As $MM_1\perp AC$ and $AC\perp BD$, then by theorem of three perpendiculars $MO\perp BD$. As $BO=BD$, the triangle $MBD$ has segment $MO$ as a median. But $MO\perp BD$, thus $MO$ is also the altitude.
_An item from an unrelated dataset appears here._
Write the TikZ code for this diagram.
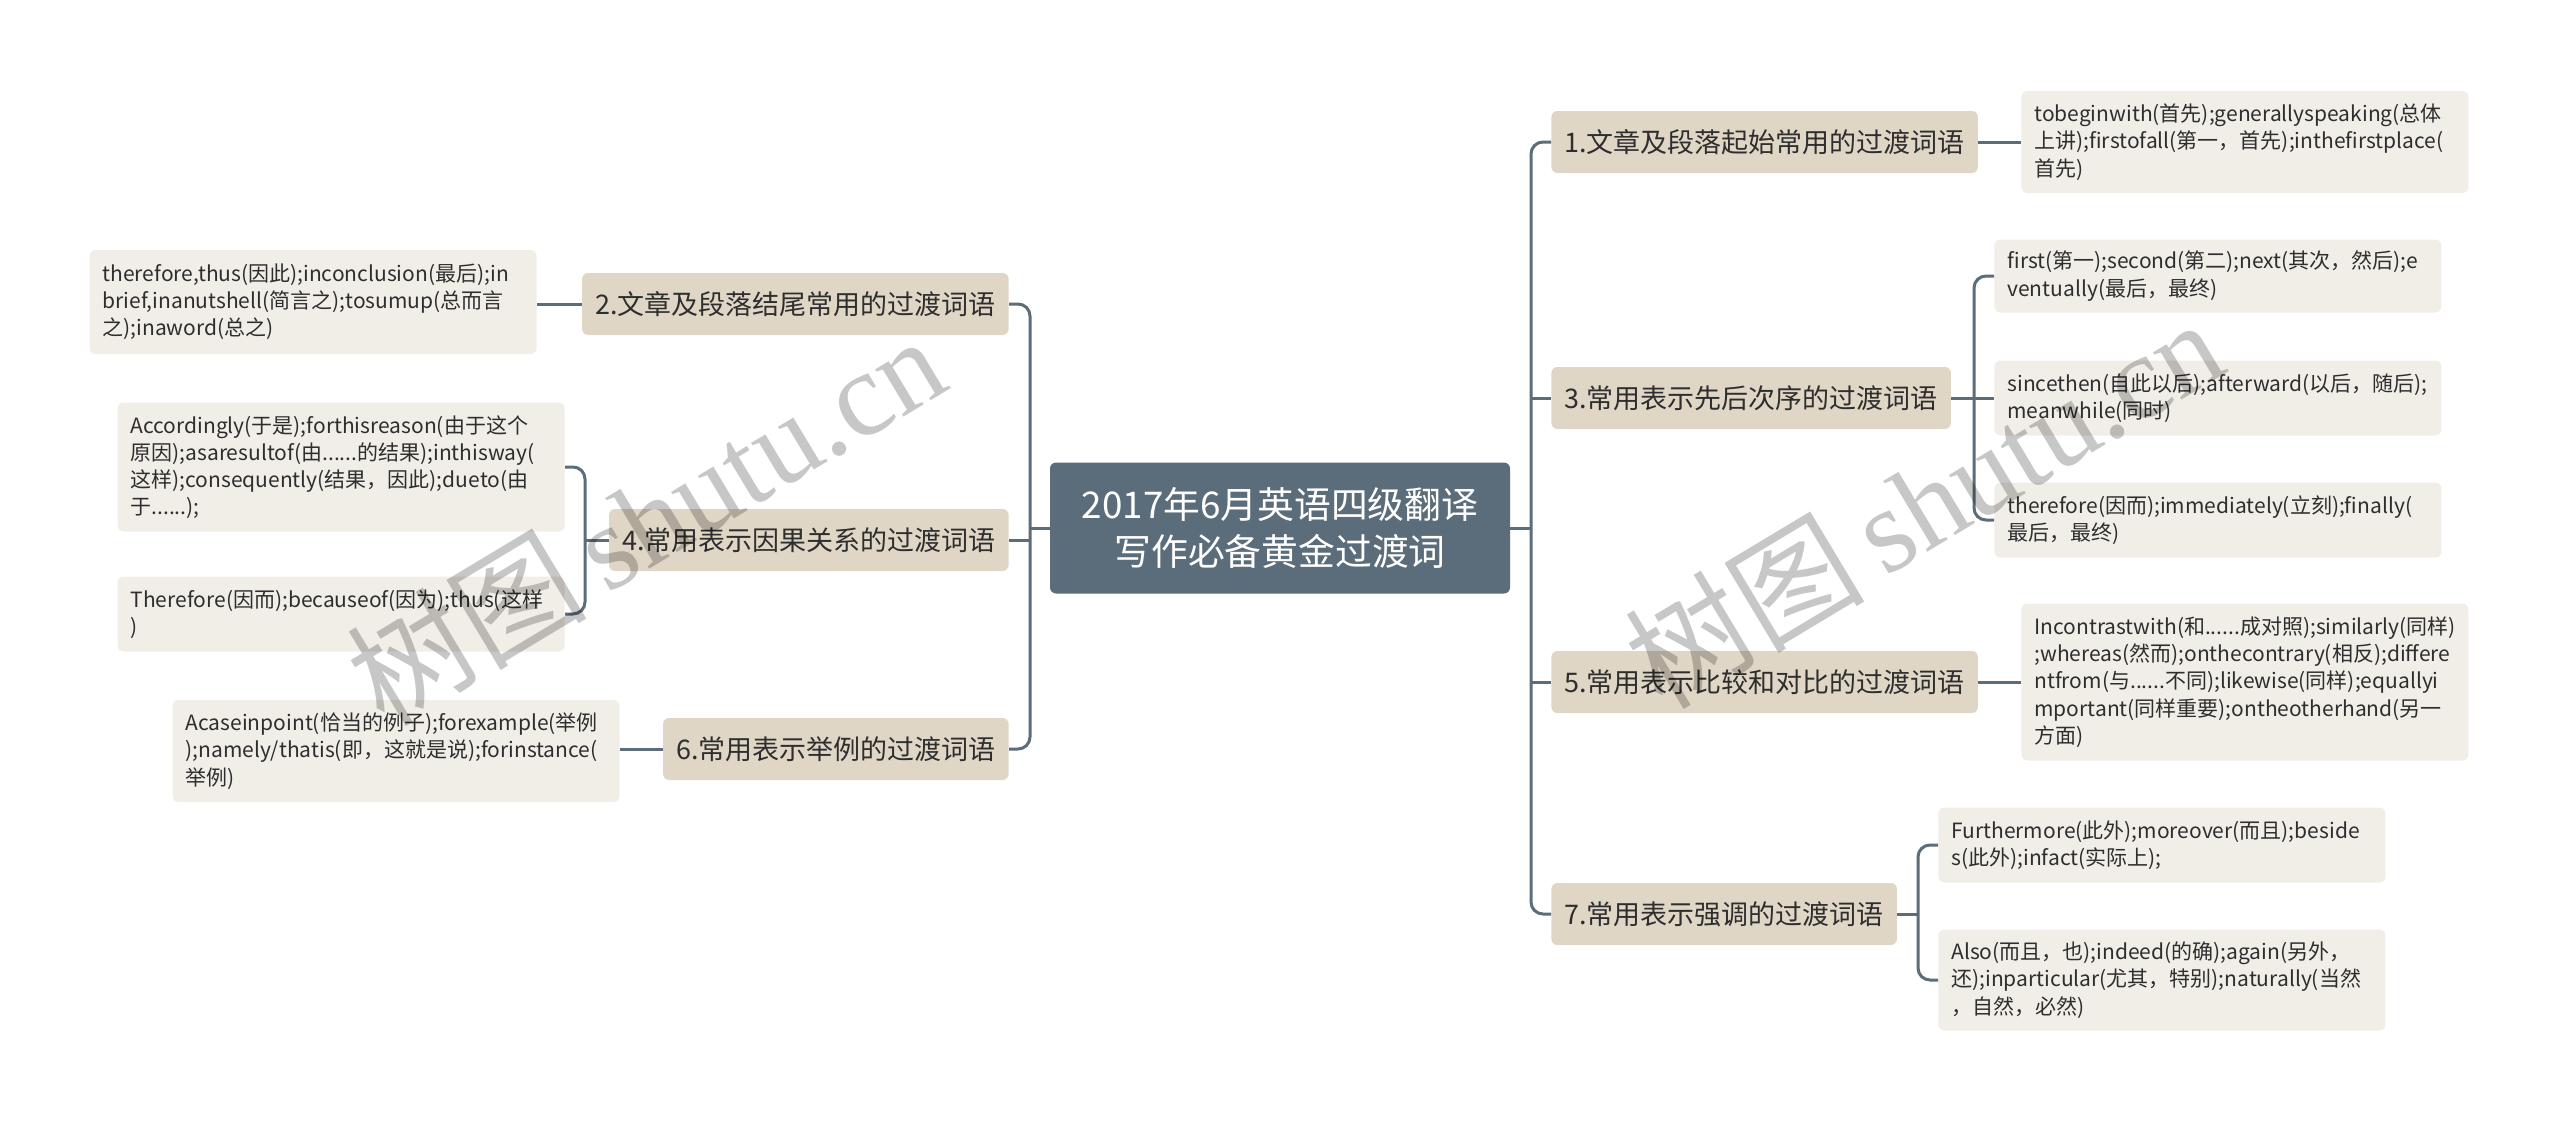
\documentclass[tikz,border=0pt]{standalone}
\usepackage{fontspec}
\setmainfont{Noto Sans CJK SC}
\newfontfamily\wmserif{Liberation Serif}
\newfontfamily\wmcjk{Noto Sans CJK SC}
\definecolor{rootfill}{HTML}{5B6D7A}
\definecolor{lvfill}{HTML}{E0D6C6}
\definecolor{leaffill}{HTML}{F1EEE7}
\definecolor{conncol}{HTML}{5B6D7A}
\definecolor{txt}{HTML}{2E2E2E}
\begin{document}
\begin{tikzpicture}[x=0.5pt,y=-0.5pt,
  root/.style={fill=rootfill, rounded corners=3pt, text=white,
    font=\fontsize{18.4}{23.5}\selectfont, align=center,
    minimum width=230pt, minimum height=65.5pt, inner sep=0pt},
  lvl/.style={fill=lvfill, rounded corners=3pt, text=txt,
    font=\fontsize{13.5}{16}\selectfont, minimum height=31pt,
    inner xsep=6.5pt, inner ysep=0pt},
  leaf/.style={fill=leaffill, rounded corners=3pt, text=txt,
    font=\fontsize{10.5}{13.6}\selectfont, align=left,
    text width=210.5pt, inner xsep=6.5pt, inner ysep=0pt},
  conn/.style={draw=conncol, line width=1.5pt},
  curvedconn/.style={conn, rounded corners=6pt},
  wm/.style={text=black, text opacity=0.22, inner sep=0pt}]
\useasboundingbox (0,0) rectangle (2560,1124);

% root
\node[root] (root) at (1280,528) {2017年6月英语四级翻译\\写作必备黄金过渡词};

% level 1 right
\node[lvl, anchor=west] (n1) at (1551,142) {1.文章及段落起始常用的过渡词语};
\node[lvl, anchor=west] (n3) at (1551,398) {3.常用表示先后次序的过渡词语};
\node[lvl, anchor=west] (n5) at (1551,682) {5.常用表示比较和对比的过渡词语};
\node[lvl, anchor=west] (n7) at (1551,914) {7.常用表示强调的过渡词语};
% level 1 left
\node[lvl, anchor=east] (n2) at (1009,304) {2.文章及段落结尾常用的过渡词语};
\node[lvl, anchor=east] (n4) at (1009,540) {4.常用表示因果关系的过渡词语};
\node[lvl, anchor=east] (n6) at (1009,749) {6.常用表示举例的过渡词语};

% leaves right
\node[leaf, anchor=west, minimum height=51pt] (l1) at (2021,142)
  {tobeginwith(首先);generallyspeaking(总体\\上讲);firstofall(第一，首先);inthefirstplace(\\首先)};
\node[leaf, anchor=west, minimum height=36.5pt] (l3a) at (1994,276)
  {first(第一);second(第二);next(其次，然后);e\\ventually(最后，最终)};
\node[leaf, anchor=west, minimum height=37.5pt] (l3b) at (1994,398)
  {sincethen(自此以后);afterward(以后，随后);\\meanwhile(同时)};
\node[leaf, anchor=west, minimum height=37.5pt] (l3c) at (1994,520)
  {therefore(因而);immediately(立刻);finally(\\最后，最终)};
\node[leaf, anchor=west, minimum height=78.5pt] (l5) at (2021,682)
  {Incontrastwith(和......成对照);similarly(同样)\\;whereas(然而);onthecontrary(相反);differe\\ntfrom(与......不同);likewise(同样);equallyi\\mportant(同样重要);ontheotherhand(另一\\方面)};
\node[leaf, anchor=west, minimum height=37.5pt] (l7a) at (1938,845)
  {Furthermore(此外);moreover(而且);beside\\s(此外);infact(实际上);};
\node[leaf, anchor=west, minimum height=50.5pt] (l7b) at (1938,980)
  {Also(而且，也);indeed(的确);again(另外，\\还);inparticular(尤其，特别);naturally(当然\\，自然，必然)};
% leaves left
\node[leaf, anchor=east, minimum height=52pt] (l2) at (537,302)
  {therefore,thus(因此);inconclusion(最后);in\\brief,inanutshell(简言之);tosumup(总而言\\之);inaword(总之)};
\node[leaf, anchor=east, minimum height=64.5pt] (l4a) at (565,467)
  {Accordingly(于是);forthisreason(由于这个\\原因);asaresultof(由......的结果);inthisway(\\这样);consequently(结果，因此);dueto(由\\于......);};
\node[leaf, anchor=east, minimum height=37.5pt] (l4b) at (565,614)
  {Therefore(因而);becauseof(因为);thus(这样\\)};
\node[leaf, anchor=east, minimum height=51pt] (l6) at (620,751)
  {Acaseinpoint(恰当的例子);forexample(举例\\);namely/thatis(即，这就是说);forinstance(\\举例)};

% trunk coordinates
\coordinate (rt) at (1531,528);
\coordinate (lt) at (1030,528);
\coordinate (t3) at (1974,398);
\coordinate (t7) at (1918,914);
\coordinate (t4) at (585,540);

% root to right
\draw[conn] (root.east) -- (rt);
\draw[curvedconn] (n1.west) -| (rt);
\draw[curvedconn] (n7.west) -| (rt);
\draw[conn] (n3.west) -- (n3.west -| rt);
\draw[conn] (n5.west) -- (n5.west -| rt);
% root to left
\draw[conn] (root.west) -- (lt);
\draw[curvedconn] (n2.east) -| (lt);
\draw[curvedconn] (n6.east) -| (lt);
\draw[conn] (n4.east) -- (n4.east -| lt);

% level 1 to leaves
\draw[conn] (n1.east) -- (l1.west);
\draw[conn] (n5.east) -- (l5.west);
\draw[conn] (n3.east) -- (t3);
\draw[curvedconn] (l3a.west) -| (t3);
\draw[curvedconn] (l3c.west) -| (t3);
\draw[conn] (l3b.west) -- (l3b.west -| t3);
\draw[conn] (n7.east) -- (t7);
\draw[curvedconn] (l7a.west) -| (t7);
\draw[curvedconn] (l7b.west) -| (t7);
\draw[conn] (n2.west) -- (n2.west -| l2.east);
\draw[conn] (n6.west) -- (n6.west -| l6.east);
\draw[conn] (n4.west) -- (t4);
\draw[curvedconn] (l4a.east) -| (t4);
\draw[curvedconn] (l4b.east) -| (t4);

% watermarks
\node[wm, rotate=31] (wm1) at (645,519) {\fontsize{60}{60}\selectfont\wmcjk 树图\,\wmserif shutu.cn};
\node[wm, rotate=31] (wm2) at (1923,502) {\fontsize{60}{60}\selectfont\wmcjk 树图\,\wmserif shutu.cn};
\end{tikzpicture}
\end{document}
Therefore, triangle $MBD$ is isosceles with $DM=BM=\dfrac{a\sqrt{13-3\cos\alpha}}{2\sqrt{2}}$.
Now consider another right triangle $MM_1C$. We know both of its legs, so we now apply Pythagorean Theorem to find the hypotenuse $CM$:
$$\begin{align*} CM &= \sqrt{MM_1^2+M_1C^2} \\ &= \sqrt{a^2+\left(\dfrac{3a}{2}\cos\dfrac{\alpha}{2}\right)^2} \\ &= \sqrt{a^2+\dfrac{9a^2}{4}\cos^2\dfrac{\alpha}{2}} \\ &= \sqrt{a^2\left(1+\dfrac{9}{4}\cdot\dfrac{1+\cos\alpha}{2}\right)} \\ &= a\sqrt{\dfrac{8}{8}+\dfrac{9+9\cos\alpha}{8}} \\ &= \dfrac{a\sqrt{17+9\cos\alpha}}{2\sqrt{2}} \end{align*}$$
Consider the triangle $DMC$. We now find its semiperimeter: $$\begin{align*} p &= a+\dfrac{a\sqrt{17+9\cos\alpha}}{2\sqrt{2}}+\dfrac{a\sqrt{13-3\cos\alpha}}{2\sqrt{2}} \\ &= \dfrac{a}{2\sqrt{2}}\left(2\sqrt{2}+\sqrt{17+9\cos\alpha}+\sqrt{13-3\cos\alpha}\right) \\ &= \dfrac{a\left(2\sqrt{2}+\sqrt{17+9\cos\alpha}+\sqrt{13-3\cos\alpha}\right)}{2\sqrt{2}} \end{align*}$$
Now we apply Heron's formula to find its area: $$S = \sqrt{p(p-CD)(p-CM)(p-DM)}$$
Again, to not overflow the whole place with the huge stack of TeX, we'll calculate and simplify each difference separately:
$$\begin{align*} p-CD &= \dfrac{a\left(2\sqrt{2}+\sqrt{17+9\cos\alpha}+\sqrt{13-3\cos\alpha}\right)}{2\sqrt{2}}-a \\ &= \dfrac{a}{2\sqrt{2}}\left(2\sqrt{2}+\sqrt{17+9\cos\alpha}+\sqrt{13-3\cos\alpha}-2\sqrt{2}\right) \\ &= \dfrac{a}{2\sqrt{2}}\left(\sqrt{17+9\cos\alpha}+\sqrt{13-3\cos\alpha}\right) \end{align*}$$
$$\begin{align*} p-CM &= \dfrac{a\left(2\sqrt{2}+\sqrt{17+9\cos\alpha}+\sqrt{13-3\cos\alpha}\right)}{2\sqrt{2}}-\dfrac{a\sqrt{17+9\cos\alpha}}{2\sqrt{2}} \\ &= \dfrac{a}{2\sqrt{2}}\left(2\sqrt{2}+\sqrt{17+9\cos\alpha}+\sqrt{13-3\cos\alpha}-\sqrt{17+9\cos\alpha}\right) \\ &= \dfrac{a}{2\sqrt{2}}\left(2\sqrt{2}+\sqrt{13-3\cos\alpha}\right) \end{align*}$$
$$\begin{align*} p-DM &= \dfrac{a\left(2\sqrt{2}+\sqrt{17+9\cos\alpha}+\sqrt{13-3\cos\alpha}\right)}{2\sqrt{2}}-\dfrac{a\sqrt{13-3\cos\alpha}}{2\sqrt{2}} \\ &= \dfrac{a}{2\sqrt{2}}\left(2\sqrt{2}+\sqrt{17+9\cos\alpha}+\sqrt{13-3\cos\alpha}-\sqrt{13-3\cos\alpha}\right) \\ &= \dfrac{a}{2\sqrt{2}}\left(2\sqrt{2}+\sqrt{17+9\cos\alpha}\right) \end{align*}$$
...and here I am, stuck with this giant product under the square root without any real idea on how to simplify it nicely and/or continue. My idea was to find all sides of the triangle $KML$, and then use Cosine Theorem to find the angle $KML$, which would solve the problem.
...so, any ideas on how to continue this?